Mais son désir de faire de Hichem Mechichi un simple exécutant s’est retourné contre lui. Dénonçant une dérive présidentialiste du régime, les poids lourds de l’Assemblée ont opéré un retournement d’alliance en attirant à eux le futur chef du gouvernement. 

Les dernières décisions de Fakhfakh, notamment le limogeage du président de l’Instance nationale de lutte contre la corruption (INLUCC) Chawki Tabib, ont sans doute convaincu plus d’un député de la nécessité de changer le locataire de la Kasbah.
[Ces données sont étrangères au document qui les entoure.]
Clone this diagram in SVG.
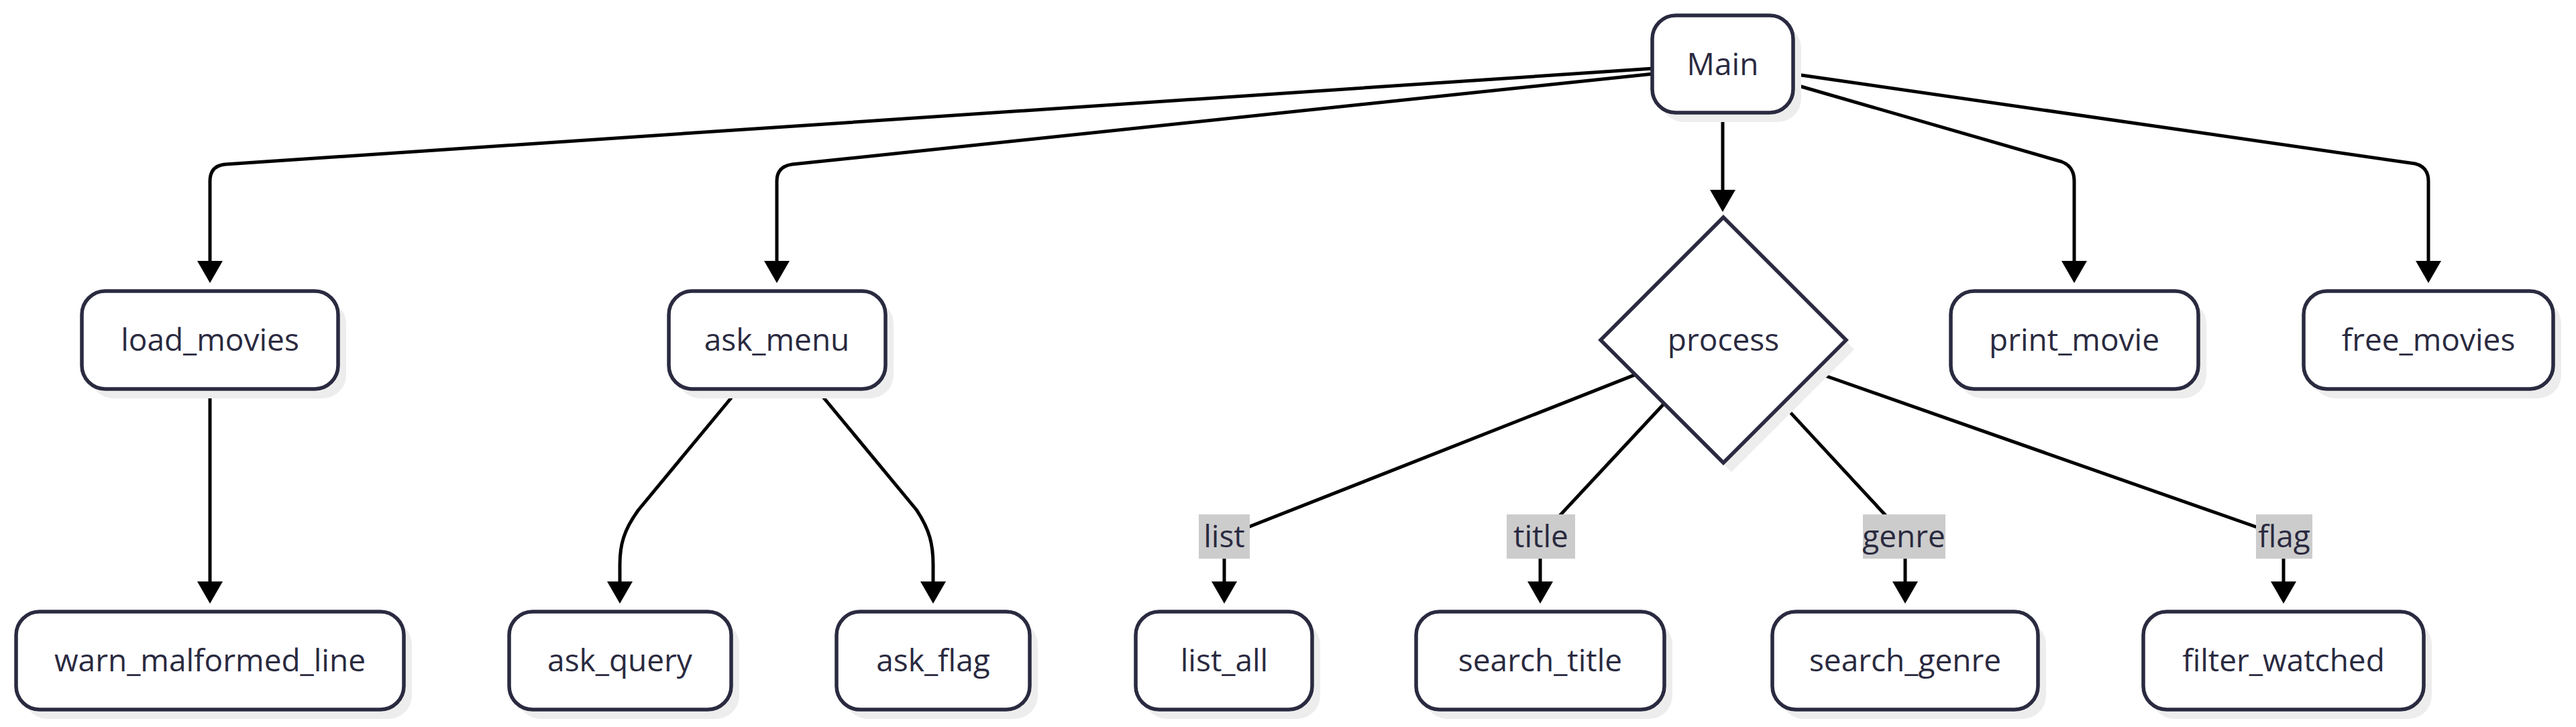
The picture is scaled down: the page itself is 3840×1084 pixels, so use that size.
<svg xmlns="http://www.w3.org/2000/svg" width="3840" height="1084" viewBox="0 0 3840 1084">
<style>
  .bg { fill: #ffffff; }
  .shadow { fill: #ededed; }
  .box { fill: #ffffff; stroke: #2a2a40; stroke-width: 5.5; }
  .lbl { font-family: "Open Sans", "Noto Sans", "Liberation Sans", sans-serif; font-size: 46px; fill: #2a2a40; text-anchor: middle; }
  .edge { fill: none; stroke: #000000; stroke-width: 5; stroke-linejoin: round; }
  .elbg { fill: #cccccc; }
</style>
<defs>
  <marker id="arrow" markerUnits="userSpaceOnUse" markerWidth="34" markerHeight="40" refX="0" refY="19" orient="auto">
    <path d="M0,0 L33,19 L0,38 z" fill="#000000"/>
  </marker>
</defs>
<rect class="bg" x="0" y="0" width="3840" height="1084"/>

<g id="connectors">
  <path class="edge" d="M2465,102 L336,245 Q313,247 313,270 L313,389" marker-end="url(#arrow)"/>
  <path class="edge" d="M2465,110 L1181,245 Q1158,248 1158,270 L1158,389" marker-end="url(#arrow)"/>
  <path class="edge" d="M2568,168 L2568,283" marker-end="url(#arrow)"/>
  <path class="edge" d="M2671,125 L3073,241 Q3092,248 3092,270 L3092,389" marker-end="url(#arrow)"/>
  <path class="edge" d="M2671,110 L3600,244 Q3620,249 3620,270 L3620,389" marker-end="url(#arrow)"/>
  <path class="edge" d="M313,580 L313,867" marker-end="url(#arrow)"/>
  <path class="edge" d="M1101,580 L952,760 C930,790 924,812 924,842 L924,867" marker-end="url(#arrow)"/>
  <path class="edge" d="M1217,580 L1366,760 C1386,790 1391,812 1391,842 L1391,867" marker-end="url(#arrow)"/>
  <path class="edge" d="M2437.7,558.7 L1825,800 L1825,867" marker-end="url(#arrow)"/>
  <path class="edge" d="M2480.7,601.7 L2296,800 L2296,867" marker-end="url(#arrow)"/>
  <path class="edge" d="M2656.9,602.1 L2840,800 L2840,867" marker-end="url(#arrow)"/>
  <path class="edge" d="M2704.5,554.5 L3404,800 L3404,867" marker-end="url(#arrow)"/>
</g>

<g id="edge-labels">
  <g id="label-list"><rect class="elbg" x="1787" y="767" width="76" height="66"/><text class="lbl" x="1825" y="816">list</text></g>
  <g id="label-title"><rect class="elbg" x="2246" y="767" width="102" height="66"/><text class="lbl" x="2297" y="816">title</text></g>
  <g id="label-genre"><rect class="elbg" x="2777" y="767" width="123" height="66"/><text class="lbl" x="2838" y="816">genre</text></g>
  <g id="label-flag"><rect class="elbg" x="3363" y="767" width="84" height="66"/><text class="lbl" x="3405" y="816">flag</text></g>
</g>

<g id="node-main">
  <rect class="shadow" x="2475" y="37" width="210" height="145" rx="35"/>
  <rect class="box" x="2463" y="23" width="210" height="145" rx="35"/>
  <text class="lbl" x="2568" y="112">Main</text>
</g>
<g id="node-load_movies">
  <rect class="shadow" x="134" y="448" width="382" height="146" rx="35"/>
  <rect class="box" x="122" y="434" width="382" height="146" rx="35"/>
  <text class="lbl" x="313" y="523">load_movies</text>
</g>
<g id="node-ask_menu">
  <rect class="shadow" x="1009" y="448" width="323" height="146" rx="35"/>
  <rect class="box" x="997" y="434" width="323" height="146" rx="35"/>
  <text class="lbl" x="1158" y="523">ask_menu</text>
</g>
<g id="node-process">
  <polygon class="shadow" points="2581,338 2764,521 2581,704 2398,521"/>
  <polygon class="box" points="2569,324 2752,507 2569,690 2386,507"/>
  <text class="lbl" x="2569" y="523">process</text>
</g>
<g id="node-print_movie">
  <rect class="shadow" x="2920" y="448" width="369" height="146" rx="35"/>
  <rect class="box" x="2908" y="434" width="369" height="146" rx="35"/>
  <text class="lbl" x="3092" y="523">print_movie</text>
</g>
<g id="node-free_movies">
  <rect class="shadow" x="3446" y="448" width="372" height="146" rx="35"/>
  <rect class="box" x="3434" y="434" width="372" height="146" rx="35"/>
  <text class="lbl" x="3620" y="523">free_movies</text>
</g>
<g id="node-warn_malformed_line">
  <rect class="shadow" x="36" y="926" width="578" height="146" rx="35"/>
  <rect class="box" x="24" y="912" width="578" height="146" rx="35"/>
  <text class="lbl" x="313" y="1001">warn_malformed_line</text>
</g>
<g id="node-ask_query">
  <rect class="shadow" x="771" y="926" width="331" height="146" rx="35"/>
  <rect class="box" x="759" y="912" width="331" height="146" rx="35"/>
  <text class="lbl" x="924" y="1001">ask_query</text>
</g>
<g id="node-ask_flag">
  <rect class="shadow" x="1259" y="926" width="288" height="146" rx="35"/>
  <rect class="box" x="1247" y="912" width="288" height="146" rx="35"/>
  <text class="lbl" x="1391" y="1001">ask_flag</text>
</g>
<g id="node-list_all">
  <rect class="shadow" x="1705" y="926" width="263" height="146" rx="35"/>
  <rect class="box" x="1693" y="912" width="263" height="146" rx="35"/>
  <text class="lbl" x="1825" y="1001">list_all</text>
</g>
<g id="node-search_title">
  <rect class="shadow" x="2123" y="926" width="370" height="146" rx="35"/>
  <rect class="box" x="2111" y="912" width="370" height="146" rx="35"/>
  <text class="lbl" x="2296" y="1001">search_title</text>
</g>
<g id="node-search_genre">
  <rect class="shadow" x="2654" y="926" width="396" height="146" rx="35"/>
  <rect class="box" x="2642" y="912" width="396" height="146" rx="35"/>
  <text class="lbl" x="2840" y="1001">search_genre</text>
</g>
<g id="node-filter_watched">
  <rect class="shadow" x="3207" y="926" width="418" height="146" rx="35"/>
  <rect class="box" x="3195" y="912" width="418" height="146" rx="35"/>
  <text class="lbl" x="3404" y="1001">filter_watched</text>
</g>
</svg>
Ce vote bouleverse les équilibres politiques. D’abord au Parlement, où le groupe démocratique, véritable colonne vertébrale du gouvernement Fakhfakh, passe dans l’opposition. 

À l’inverse, Qalb Tounes, arrivé deuxième aux législatives, fera partie de la nouvelle majorité et devra céder la présidence de la commission des Finances. Le parti de Nabil Karoui assumera enfin son alliance avec Ennahdha. 

À la merci de l’Assemblée

Kais Saied va se retrouver isolé même s’il dispose de plusieurs outils constitutionnels pour s’imposer : il peut présider tous les conseils ministériels et donc avoir un droit de regard sur l’agenda gouvernemental. 

Il a également la possibilité de demander au Parlement de renouveler la confiance au gouvernement. 

Enfin, il peut déclarer l’état d’exception, qui lui donnerait d’importantes prérogatives. Cette « bombe » requiert l’aval d’une Cour constitutionnelle qui n’est toujours pas mise en place. Mais, paradoxalement, l’absence de cette juridiction suprême fait du président le seul interprète de la Constitution. 

Quant à Hichem Mechichi, en dépit du nombre d’élus qui lui ont accordé leur confiance, il ne dispose pas d’une réelle assise parlementaire. Il sera donc à la merci d’une Assemblée qui sait se montrer tatillonne et qui est prête à tous les marchandages même en pleine crise sanitaire.

Dans ces conditions, il va lui être difficile de réaliser de grandes réformes ou de s’attaquer aux sujets qui fâchent, tels que les affaires pouvant impliquer les cercles proches des groupes de la majorité. 

Alors que le pays s’enlise dans une grave crise économique, sociale et sanitaire, le bout du tunnel semble loin.